### Given material ###
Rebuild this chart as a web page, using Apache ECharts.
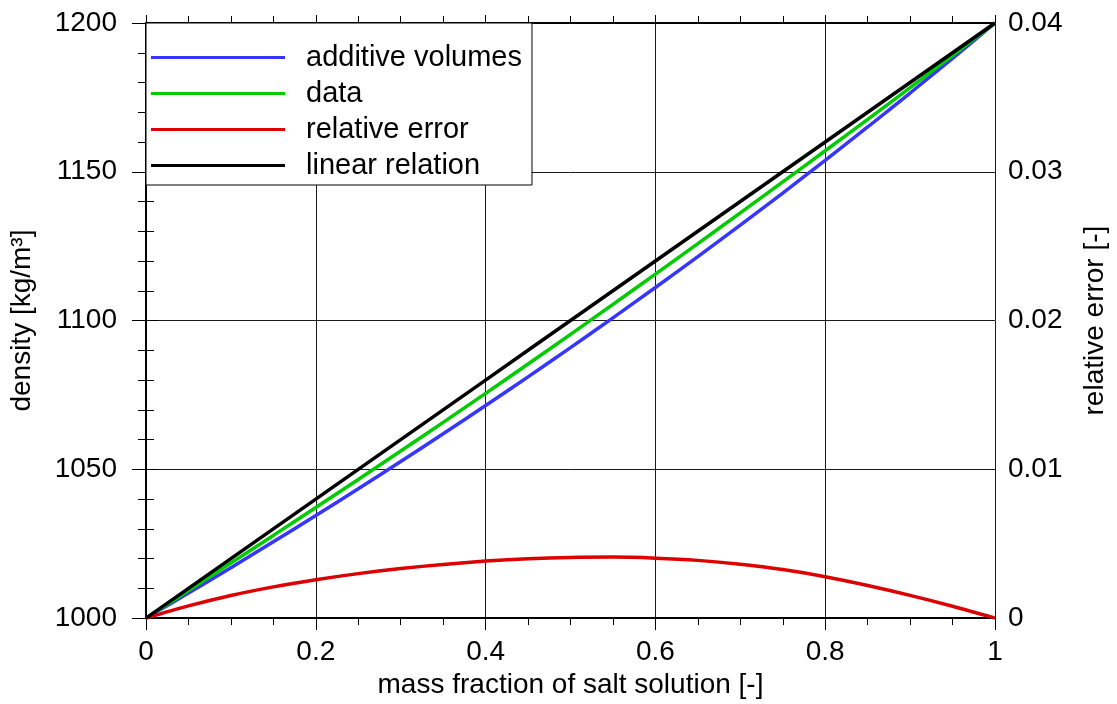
<!DOCTYPE html>
<html>
<head>
<meta charset="utf-8">
<title>Density of salt solution mixtures</title>
<script src="https://cdn.jsdelivr.net/npm/echarts@6/dist/echarts.min.js"></script>
<style>
  html, body { margin: 0; padding: 0; background: #fff; overflow: hidden; }
  #chart { width: 1117px; height: 704px; }
</style>
</head>
<body>
<div id="chart"></div>
<script>
// mass fraction of salt solution [-]
const massFraction = [0, 0.05, 0.1, 0.15, 0.2, 0.25, 0.3, 0.35, 0.4, 0.45, 0.5,
                      0.55, 0.6, 0.65, 0.7, 0.75, 0.8, 0.85, 0.9, 0.95, 1];

// density [kg/m³] assuming additive volumes
const additiveVolumes = [1000, 1008.40, 1016.95, 1025.64, 1034.48, 1043.48, 1052.63,
                         1061.95, 1071.43, 1081.08, 1090.91, 1100.92, 1111.11, 1121.50,
                         1132.08, 1142.86, 1153.85, 1165.05, 1176.47, 1188.12, 1200];

// measured density [kg/m³]
const measured = [1000, 1009.23, 1018.50, 1027.79, 1037.15, 1046.60, 1056.14, 1065.78,
                  1075.53, 1085.39, 1095.36, 1105.43, 1115.59, 1125.85, 1136.18, 1146.59,
                  1157.06, 1167.60, 1178.27, 1189.07, 1200];

// relative error between measured density and additive volumes [-]
const relativeError = [0, 0.00082, 0.00152, 0.00210, 0.00258, 0.00299, 0.00333, 0.00361,
                       0.00383, 0.00399, 0.00408, 0.00410, 0.00403, 0.00388, 0.00362,
                       0.00326, 0.00278, 0.00219, 0.00153, 0.00080, 0];

// density [kg/m³] for a linear relation between the end points
const linearRelation = [1000, 1010, 1020, 1030, 1040, 1050, 1060, 1070, 1080, 1090, 1100,
                        1110, 1120, 1130, 1140, 1150, 1160, 1170, 1180, 1190, 1200];

const seriesNames = ['additive volumes', 'data', 'relative error', 'linear relation'];
const seriesColors = ['#3636ff', '#00cc00', '#dd0000', '#000000'];

const FONT = '"Liberation Sans", Arial, Helvetica, sans-serif';
const FS = 28;
const LINE_W = 3.5;

function pairs(ys) {
  return massFraction.map((x, i) => [x, ys[i]]);
}

// plain numbers without thousands separators
function plain(v) {
  return String(Math.round(v * 1e6) / 1e6);
}

const axisLineStyle = { show: true, lineStyle: { color: '#000', width: 2 } };
const gridLine = { show: true, lineStyle: { color: '#1a1a1a', width: 1 } };

const chart = echarts.init(document.getElementById('chart'), null, { renderer: 'canvas' });

chart.setOption({
  animation: false,
  backgroundColor: '#fff',
  textStyle: { fontFamily: FONT, color: '#000' },
  grid: { left: 146, right: 122, top: 23, bottom: 85, containLabel: false },
  legend: {
    orient: 'vertical',
    left: 146,
    top: 23,
    data: seriesNames,
    icon: 'rect',
    itemWidth: 134,
    itemHeight: 3,
    itemGap: 7,
    padding: [20, 10, 5, 5],
    backgroundColor: '#fff',
    borderColor: '#000',
    borderWidth: 1,
    borderRadius: 0,
    textStyle: { fontFamily: FONT, fontSize: 29, color: '#000', lineHeight: 24, padding: [0, 0, 0, 16] },
    z: 10
  },
  xAxis: [
    {
      type: 'value',
      position: 'bottom',
      min: 0, max: 1, interval: 0.2,
      name: 'mass fraction of salt solution [-]',
      nameLocation: 'middle',
      nameGap: 47,
      nameTextStyle: { fontFamily: FONT, fontSize: FS, color: '#000' },
      axisLine: axisLineStyle,
      axisTick: { show: true, inside: false, length: 12, lineStyle: { color: '#000', width: 1 } },
      minorTick: { show: true, splitNumber: 4, length: 7, lineStyle: { color: '#000', width: 1 } },
      axisLabel: { fontFamily: FONT, fontSize: FS, color: '#000', margin: 20, formatter: plain },
      splitLine: gridLine
    },
    {
      type: 'value',
      position: 'top',
      min: 0, max: 1, interval: 0.2,
      axisLine: axisLineStyle,
      axisTick: { show: true, inside: false, length: 8, lineStyle: { color: '#000', width: 1 } },
      minorTick: { show: true, splitNumber: 4, length: 7, lineStyle: { color: '#000', width: 1 } },
      axisLabel: { show: false },
      splitLine: { show: false }
    }
  ],
  yAxis: [
    {
      type: 'value',
      position: 'left',
      min: 1000, max: 1200, interval: 50,
      name: 'density [kg/m³]',
      nameLocation: 'middle',
      nameRotate: 90,
      nameGap: 110,
      nameTextStyle: { fontFamily: FONT, fontSize: FS, color: '#000' },
      axisLine: axisLineStyle,
      axisTick: { show: true, inside: false, length: 14, lineStyle: { color: '#000', width: 1 } },
      minorTick: { show: true, splitNumber: 5, length: 8, lineStyle: { color: '#000', width: 1 } },
      axisLabel: { fontFamily: FONT, fontSize: FS, color: '#000', margin: 29, formatter: plain },
      splitLine: gridLine
    },
    {
      type: 'value',
      position: 'right',
      min: 0, max: 0.04, interval: 0.01,
      name: 'relative error [-]',
      nameLocation: 'middle',
      nameRotate: 90,
      nameGap: 86,
      nameTextStyle: { fontFamily: FONT, fontSize: FS, color: '#000' },
      axisLine: axisLineStyle,
      axisTick: { show: true, inside: false, length: 12, lineStyle: { color: '#000', width: 1 } },
      minorTick: { show: true, splitNumber: 5, length: 8, lineStyle: { color: '#000', width: 1 } },
      axisLabel: { fontFamily: FONT, fontSize: FS, color: '#000', margin: 13, formatter: plain },
      splitLine: { show: false }
    }
  ],
  series: [
    {
      name: seriesNames[0], type: 'line', xAxisIndex: 0, yAxisIndex: 0,
      data: pairs(additiveVolumes), smooth: 0.3, showSymbol: false,
      lineStyle: { color: seriesColors[0], width: LINE_W }, itemStyle: { color: seriesColors[0] }, z: 3
    },
    {
      name: seriesNames[1], type: 'line', xAxisIndex: 0, yAxisIndex: 0,
      data: pairs(measured), smooth: 0.3, showSymbol: false,
      lineStyle: { color: seriesColors[1], width: LINE_W }, itemStyle: { color: seriesColors[1] }, z: 4
    },
    {
      name: seriesNames[2], type: 'line', xAxisIndex: 0, yAxisIndex: 1,
      data: pairs(relativeError), smooth: 0.3, showSymbol: false,
      lineStyle: { color: seriesColors[2], width: LINE_W }, itemStyle: { color: seriesColors[2] }, z: 5
    },
    {
      name: seriesNames[3], type: 'line', xAxisIndex: 0, yAxisIndex: 0,
      data: pairs(linearRelation), smooth: false, showSymbol: false,
      lineStyle: { color: seriesColors[3], width: LINE_W }, itemStyle: { color: seriesColors[3] }, z: 6
    }
  ]
});
</script>
</body>
</html>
###
Leave out the pictures and repeat the lines from the start of the material through the line with "1132.08, 1142.86, 1153.85, 1165.05, 1176.47, 1188.12, 1200];", inclusive.

> Result of the task
Rebuild this chart as a web page, using Apache ECharts.
<!DOCTYPE html>
<html>
<head>
<meta charset="utf-8">
<title>Density of salt solution mixtures</title>
<script src="https://cdn.jsdelivr.net/npm/echarts@6/dist/echarts.min.js"></script>
<style>
  html, body { margin: 0; padding: 0; background: #fff; overflow: hidden; }
  #chart { width: 1117px; height: 704px; }
</style>
</head>
<body>
<div id="chart"></div>
<script>
// mass fraction of salt solution [-]
const massFraction = [0, 0.05, 0.1, 0.15, 0.2, 0.25, 0.3, 0.35, 0.4, 0.45, 0.5,
                      0.55, 0.6, 0.65, 0.7, 0.75, 0.8, 0.85, 0.9, 0.95, 1];

// density [kg/m³] assuming additive volumes
const additiveVolumes = [1000, 1008.40, 1016.95, 1025.64, 1034.48, 1043.48, 1052.63,
                         1061.95, 1071.43, 1081.08, 1090.91, 1100.92, 1111.11, 1121.50,
                         1132.08, 1142.86, 1153.85, 1165.05, 1176.47, 1188.12, 1200];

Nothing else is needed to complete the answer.